Problem to work on:
Restate the full listing word for word and leave the pictures out.

Provided data:
------------------------------
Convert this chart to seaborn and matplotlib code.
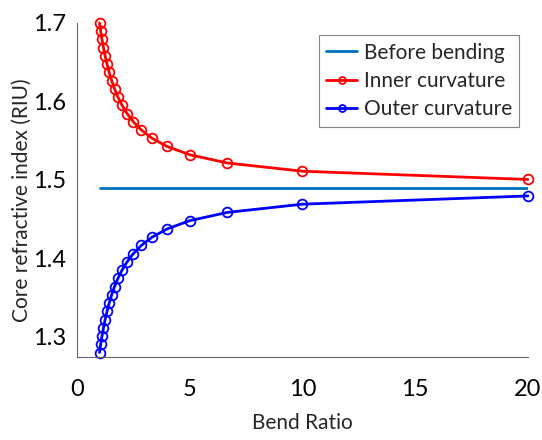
import matplotlib
matplotlib.use("Agg")
import matplotlib.pyplot as plt
import seaborn as sns
import pandas as pd

bend_ratio = [1.0, 1.0526, 1.1111, 1.1765, 1.25, 1.3333, 1.4286, 1.5385, 1.6667, 1.8182,
              2.0, 2.2222, 2.5, 2.8571, 3.3333, 4.0, 5.0, 6.6667, 10.0, 20.0]
inner = [1.700, 1.6895, 1.679, 1.6685, 1.658, 1.6475, 1.637, 1.6265, 1.616, 1.6055,
         1.595, 1.5845, 1.574, 1.5635, 1.553, 1.5425, 1.532, 1.5215, 1.511, 1.5005]
outer = [1.280, 1.2905, 1.301, 1.3115, 1.322, 1.3325, 1.343, 1.3535, 1.364, 1.3745,
         1.385, 1.3955, 1.406, 1.4165, 1.427, 1.4375, 1.448, 1.4585, 1.469, 1.4795]
before_x = [1.0, 20.0]
before_y = [1.49, 1.49]

sns.set_style("white")
plt.rcParams['font.family'] = ['Lato', 'DejaVu Sans']

fig = plt.figure(figsize=(5.42, 4.40), dpi=100)
ax = fig.add_axes([0.142, 0.189, 0.832, 0.759])

df_b = pd.DataFrame({"x": before_x, "y": before_y})
df_i = pd.DataFrame({"x": bend_ratio, "y": inner})
df_o = pd.DataFrame({"x": bend_ratio, "y": outer})

sns.lineplot(data=df_b, x="x", y="y", ax=ax, color="#0072BD", linewidth=2,
             sort=False, estimator=None, label="Before bending")
sns.lineplot(data=df_i, x="x", y="y", ax=ax, color="red", linewidth=2,
             marker="o", markersize=7, markerfacecolor="none", markeredgecolor="red",
             markeredgewidth=1.3, sort=False, estimator=None, label="Inner curvature",
             clip_on=False)
sns.lineplot(data=df_o, x="x", y="y", ax=ax, color="blue", linewidth=2,
             marker="o", markersize=7, markerfacecolor="none", markeredgecolor="blue",
             markeredgewidth=1.3, sort=False, estimator=None, label="Outer curvature",
             clip_on=False)

ax.set_xlim(0, 20)
ax.set_ylim(1.2745, 1.7)
ax.set_xticks([0, 5, 10, 15, 20])
ax.set_yticks([1.3, 1.4, 1.5, 1.6, 1.7])
ax.set_yticklabels(["1.3", "1.4", "1.5", "1.6", "1.7"])
ax.tick_params(direction="in", length=4, width=0.8, colors="#555555",
               labelsize=17, labelcolor="black", pad=8)
ax.tick_params(axis="x", pad=16)
for s in ["top", "right"]:
    ax.spines[s].set_visible(False)
for s in ["left", "bottom"]:
    ax.spines[s].set_color("#666666")
    ax.spines[s].set_linewidth(0.8)

ax.set_xlabel("Bend Ratio", fontsize=15, labelpad=9)
ax.set_ylabel("Core refractive index (RIU)", fontsize=15, labelpad=2)
ax.yaxis.set_label_coords(-0.1, 0.47)

leg = ax.legend(loc="upper right", bbox_to_anchor=(0.99, 0.975), fontsize=15,
                frameon=True, fancybox=False, handlelength=1.5, handletextpad=0.3,
                borderpad=0.35, labelspacing=0.4, borderaxespad=0.2)
leg.get_frame().set_edgecolor("#666666")
leg.get_frame().set_linewidth(0.8)
for h in leg.legend_handles:
    h.set_markersize(5)

fig.savefig("out.png", dpi=100)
------------------------------
Correct response:
Convert this chart to seaborn and matplotlib code.
import matplotlib
matplotlib.use("Agg")
import matplotlib.pyplot as plt
import seaborn as sns
import pandas as pd

bend_ratio = [1.0, 1.0526, 1.1111, 1.1765, 1.25, 1.3333, 1.4286, 1.5385, 1.6667, 1.8182,
              2.0, 2.2222, 2.5, 2.8571, 3.3333, 4.0, 5.0, 6.6667, 10.0, 20.0]
inner = [1.700, 1.6895, 1.679, 1.6685, 1.658, 1.6475, 1.637, 1.6265, 1.616, 1.6055,
         1.595, 1.5845, 1.574, 1.5635, 1.553, 1.5425, 1.532, 1.5215, 1.511, 1.5005]
outer = [1.280, 1.2905, 1.301, 1.3115, 1.322, 1.3325, 1.343, 1.3535, 1.364, 1.3745,
         1.385, 1.3955, 1.406, 1.4165, 1.427, 1.4375, 1.448, 1.4585, 1.469, 1.4795]
before_x = [1.0, 20.0]
before_y = [1.49, 1.49]

sns.set_style("white")
plt.rcParams['font.family'] = ['Lato', 'DejaVu Sans']

fig = plt.figure(figsize=(5.42, 4.40), dpi=100)
ax = fig.add_axes([0.142, 0.189, 0.832, 0.759])

df_b = pd.DataFrame({"x": before_x, "y": before_y})
df_i = pd.DataFrame({"x": bend_ratio, "y": inner})
df_o = pd.DataFrame({"x": bend_ratio, "y": outer})

sns.lineplot(data=df_b, x="x", y="y", ax=ax, color="#0072BD", linewidth=2,
             sort=False, estimator=None, label="Before bending")
sns.lineplot(data=df_i, x="x", y="y", ax=ax, color="red", linewidth=2,
             marker="o", markersize=7, markerfacecolor="none", markeredgecolor="red",
             markeredgewidth=1.3, sort=False, estimator=None, label="Inner curvature",
             clip_on=False)
sns.lineplot(data=df_o, x="x", y="y", ax=ax, color="blue", linewidth=2,
             marker="o", markersize=7, markerfacecolor="none", markeredgecolor="blue",
             markeredgewidth=1.3, sort=False, estimator=None, label="Outer curvature",
             clip_on=False)

ax.set_xlim(0, 20)
ax.set_ylim(1.2745, 1.7)
ax.set_xticks([0, 5, 10, 15, 20])
ax.set_yticks([1.3, 1.4, 1.5, 1.6, 1.7])
ax.set_yticklabels(["1.3", "1.4", "1.5", "1.6", "1.7"])
ax.tick_params(direction="in", length=4, width=0.8, colors="#555555",
               labelsize=17, labelcolor="black", pad=8)
ax.tick_params(axis="x", pad=16)
for s in ["top", "right"]:
    ax.spines[s].set_visible(False)
for s in ["left", "bottom"]:
    ax.spines[s].set_color("#666666")
    ax.spines[s].set_linewidth(0.8)

ax.set_xlabel("Bend Ratio", fontsize=15, labelpad=9)
ax.set_ylabel("Core refractive index (RIU)", fontsize=15, labelpad=2)
ax.yaxis.set_label_coords(-0.1, 0.47)

leg = ax.legend(loc="upper right", bbox_to_anchor=(0.99, 0.975), fontsize=15,
                frameon=True, fancybox=False, handlelength=1.5, handletextpad=0.3,
                borderpad=0.35, labelspacing=0.4, borderaxespad=0.2)
leg.get_frame().set_edgecolor("#666666")
leg.get_frame().set_linewidth(0.8)
for h in leg.legend_handles:
    h.set_markersize(5)

fig.savefig("out.png", dpi=100)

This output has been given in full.